Presenter: Charles Farber
Brianne Ray1, Larry Mesner1, Eric Lum1, Gina Calabrese1, Elizabeth C. Bryda2, Guanqing Wu3, Clifford J. Rosen4, Thomas L. Clemens5, and Charles R. Farber1,6 1Center for Public Health Genomics, University of Virginia, Charlottesville, VA 22911 2Research Animal Diagnostic Laboratory, Department of Veterinary Pathobiology, University of Missouri, Columbia, MO 65201 3Division of Genetic Medicine, School of Medicine, Vanderbilt University, Nashville, TN 37232 4Maine Medical Center Research Institute, Scarborough, ME 04074 5Department of Orthopaedic Surgery, Johns Hopkins School of Medicine, Baltimore, MD 21287 6Departments of Medicine (Division of Cardiovascular Medicine) and Biochemistry and Molecular Genetics, University of Virginia, Charlottesville, VA 22911
Osteoporosis is a complex disease of bone fragility that affects millions of individuals in the U.S. Here, we set out to identify novel genes influencing bone mineral density (BMD), a highly heritable osteoporosis-related trait.
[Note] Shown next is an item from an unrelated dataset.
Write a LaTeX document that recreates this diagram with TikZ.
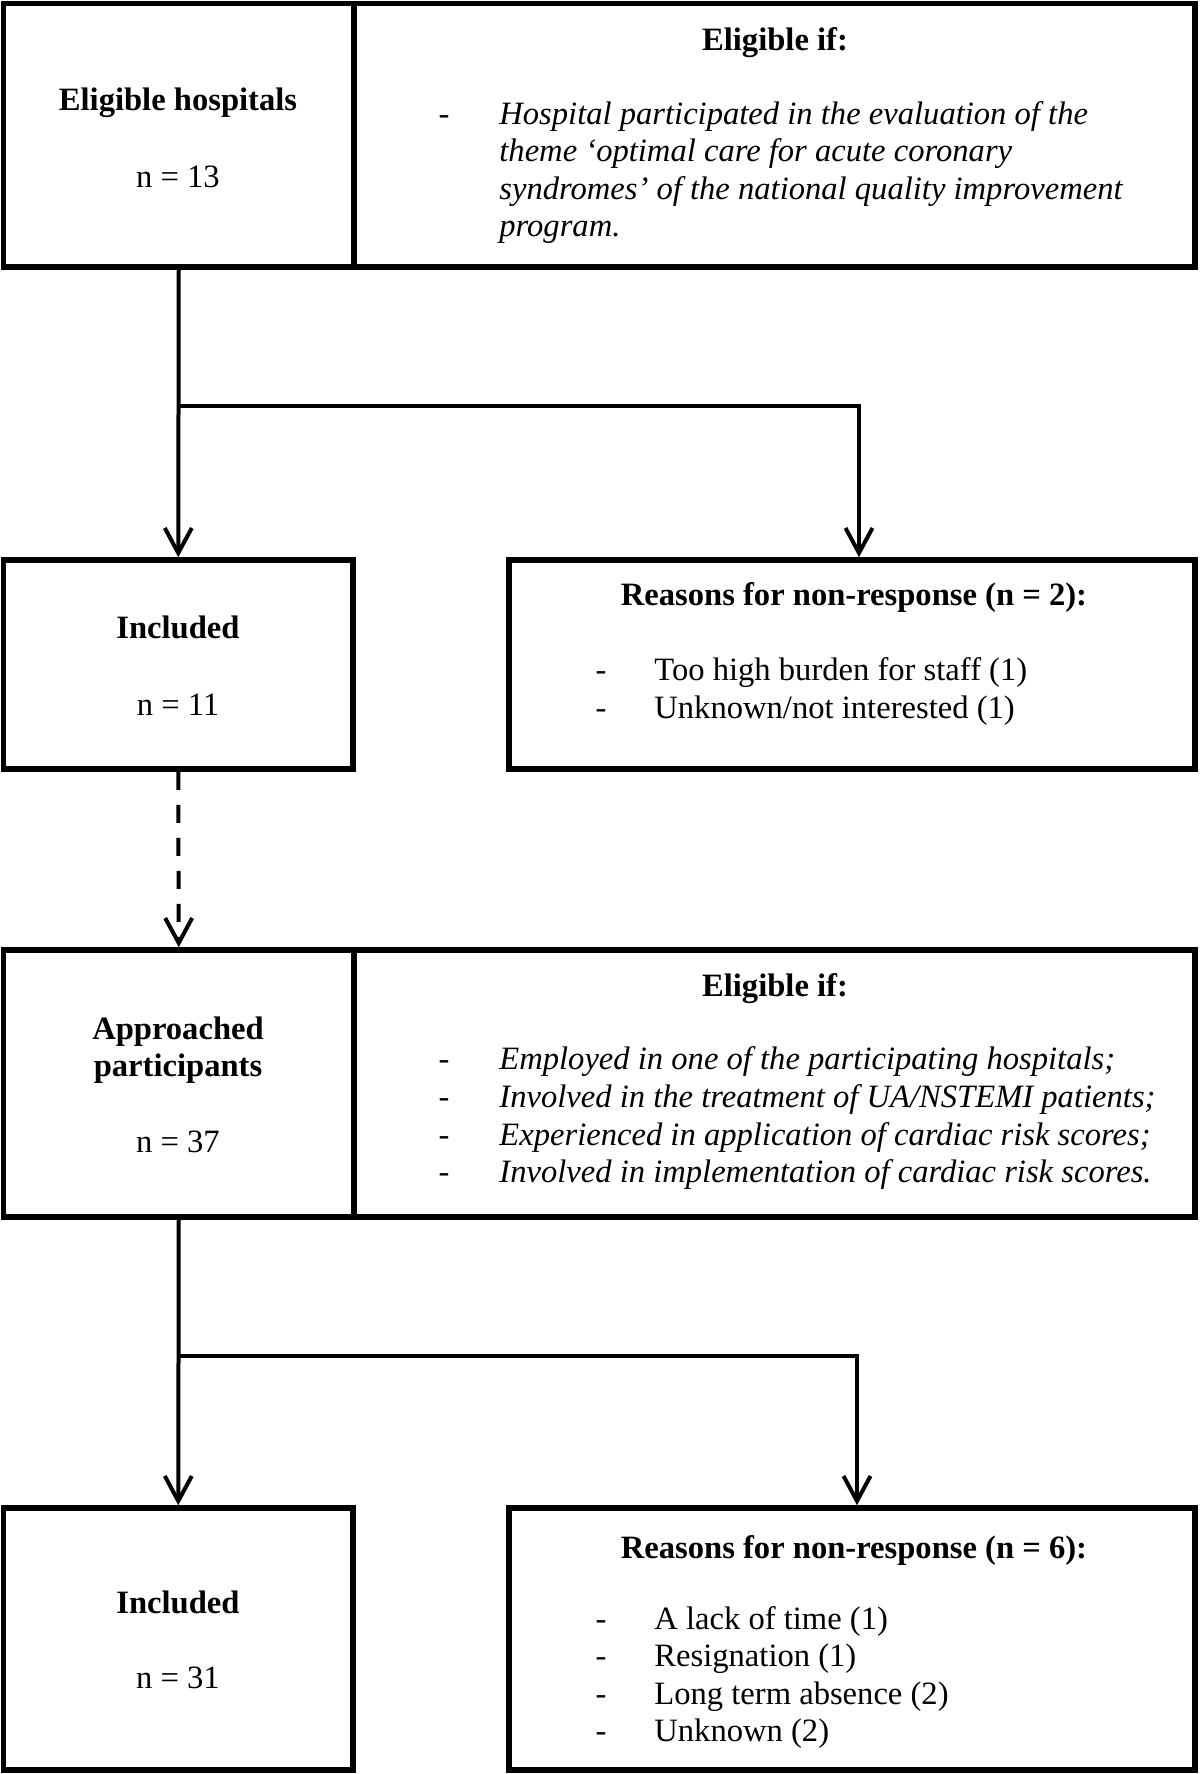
\documentclass[tikz,border=0pt]{standalone}
\usepackage{fontspec}
\setmainfont{Liberation Serif}
\usetikzlibrary{arrows.meta,fit}
\begin{document}
\begin{tikzpicture}[x=0.5pt,y=-0.5pt,
  box/.style={draw, line width=2.8pt, inner sep=0pt, rectangle},
  conn/.style={line width=2pt},
  arr/.style={conn, -{Straight Barb[length=12.5pt,width=13.5pt]}},
  txt/.style={inner sep=0pt, font=\fontsize{16.3}{19}\selectfont},
  hd/.style={txt, font=\fontsize{16.3}{19}\selectfont\bfseries, anchor=base},
  num/.style={txt, anchor=base},
  dashmark/.style={txt, anchor=base},
  item/.style={txt, anchor=base west},
  itemit/.style={txt, anchor=base west, font=\fontsize{16.3}{19}\selectfont\itshape}
]
\useasboundingbox (0,0) rectangle (1200,1774);

% boxes
\node[box, fit={(3.5,3.5) (354,267)}] (b1l) {};
\node[box, fit={(354,3.5) (1195,267)}] (b1r) {};
\node[box, fit={(3.5,560) (353,769)}] (b2l) {};
\node[box, fit={(509,560) (1195,769)}] (b2r) {};
\node[box, fit={(3.5,950) (354,1217)}] (b3l) {};
\node[box, fit={(354,950) (1195,1217)}] (b3r) {};
\node[box, fit={(3.5,1508) (353,1770)}] (b4l) {};
\node[box, fit={(509,1508) (1195,1770)}] (b4r) {};

% box 1
\node[hd] (t1a) at (178,110) {Eligible hospitals};
\node[num] (t1b) at (178,187) {n = 13};
\node[hd] (t1c) at (775,50) {Eligible if:};
\node[dashmark] (d1a) at (444,124) {-};
\node[itemit] (i1a) at (499,124) {Hospital participated in the evaluation of the};
\node[itemit] (i1b) at (499,161) {theme ‘optimal care for acute coronary};
\node[itemit] (i1c) at (499,199) {syndromes’ of the national quality improvement};
\node[itemit] (i1d) at (499,236) {program.};

% box 2
\node[hd] (t2a) at (178,638) {Included};
\node[num] (t2b) at (178,715) {n = 11};
\node[hd] (t2c) at (854,605) {Reasons for non-response (n = 2):};
\node[dashmark] (d2a) at (601,680) {-};
\node[item] (i2a) at (654,680) {Too high burden for staff (1)};
\node[dashmark] (d2b) at (601,718) {-};
\node[item] (i2b) at (654,718) {Unknown/not interested (1)};

% box 3
\node[hd] (t3a) at (178,1039) {Approached};
\node[hd] (t3b) at (178,1076) {participants};
\node[num] (t3c) at (178,1152) {n = 37};
\node[hd] (t3d) at (775,996) {Eligible if:};
\node[dashmark] (d3a) at (444,1069) {-};
\node[itemit] (i3a) at (499,1069) {Employed in one of the participating hospitals;};
\node[dashmark] (d3b) at (444,1107) {-};
\node[itemit] (i3b) at (499,1107) {Involved in the treatment of UA/NSTEMI patients;};
\node[dashmark] (d3c) at (444,1145) {-};
\node[itemit] (i3c) at (499,1145) {Experienced in application of cardiac risk scores;};
\node[dashmark] (d3d) at (444,1182) {-};
\node[itemit] (i3d) at (499,1182) {Involved in implementation of cardiac risk scores.};

% box 4
\node[hd] (t4a) at (178,1613) {Included};
\node[num] (t4b) at (178,1688) {n = 31};
\node[hd] (t4c) at (854,1558) {Reasons for non-response (n = 6):};
\node[dashmark] (d4a) at (601,1629) {-};
\node[item] (i4a) at (654,1629) {A lack of time (1)};
\node[dashmark] (d4b) at (601,1666) {-};
\node[item] (i4b) at (654,1666) {Resignation (1)};
\node[dashmark] (d4c) at (601,1704) {-};
\node[item] (i4c) at (654,1704) {Long term absence (2)};
\node[dashmark] (d4d) at (601,1741) {-};
\node[item] (i4d) at (654,1741) {Unknown (2)};

% connectors
\coordinate (j1) at (178.75,406);
\coordinate (j1r) at (859,406);
\draw[arr] (b1l.south) -- (b2l.north);
\draw[arr] (j1) -- (j1r) -- (j1r |- b2r.north);
\draw[arr, dash pattern=on 9pt off 7.5pt] (b2l.south) -- (b3l.north);
\coordinate (j2) at (178.75,1356);
\coordinate (j2r) at (857,1356);
\draw[arr] (b3l.south) -- (b4l.north);
\draw[arr] (j2) -- (j2r) -- (j2r |- b4r.north);
\end{tikzpicture}
\end{document}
Specifically, our goal was to identify the gene responsible for Bmd43, a quantitative trait locus (QTL) in the mouse. Bmd43 is located on Chromosome 10 and harbors 351 genes. To narrow this list, we identified genes whose expression was regulated by a local expression QTL (eQTL) that was predicted to be causal for Bmd43. Bicaudal C homolog 1 (Bicc1), a putative RNA-binding protein, was the only gene fitting this criterion. Mice heterozygous for a Bicc1 null allele had decreased femoral BMD and cortical thickness, confirming that Bicc1 dosage influences bone mass. We began to determine how Bicc1 is involved in the regulation of BMD by evaluating its membership in a bone co-expression network. Bicc1 belonged to a co-expression module enriched for genes involved in the differentiation of bone-forming osteoblasts. Consistent with this observation, knockdown of Bicc1 impaired the differentiation of primary osteoblasts. In the co-expression network, Bicc1 was most strongly connected to the polycystic kidney disease 2 (Pkd2) gene and knockdown of Bicc1 decreased Pkd2 transcript levels. Pkd2 knockdown also decreased osteoblastogenesis. Overexpression of Pkd2 in Bicc1 null osteoblasts rescued impaired differentiation, whereas overexpression of Bicc1 in Pkd2 null osteoblasts did not, suggesting that Bicc1 acts upstream of Pkd2. This study identifies Bicc1 as a novel genetic determinant of BMD and osteoblastogenesis, possibly by regulating Pkd2 transcript levels.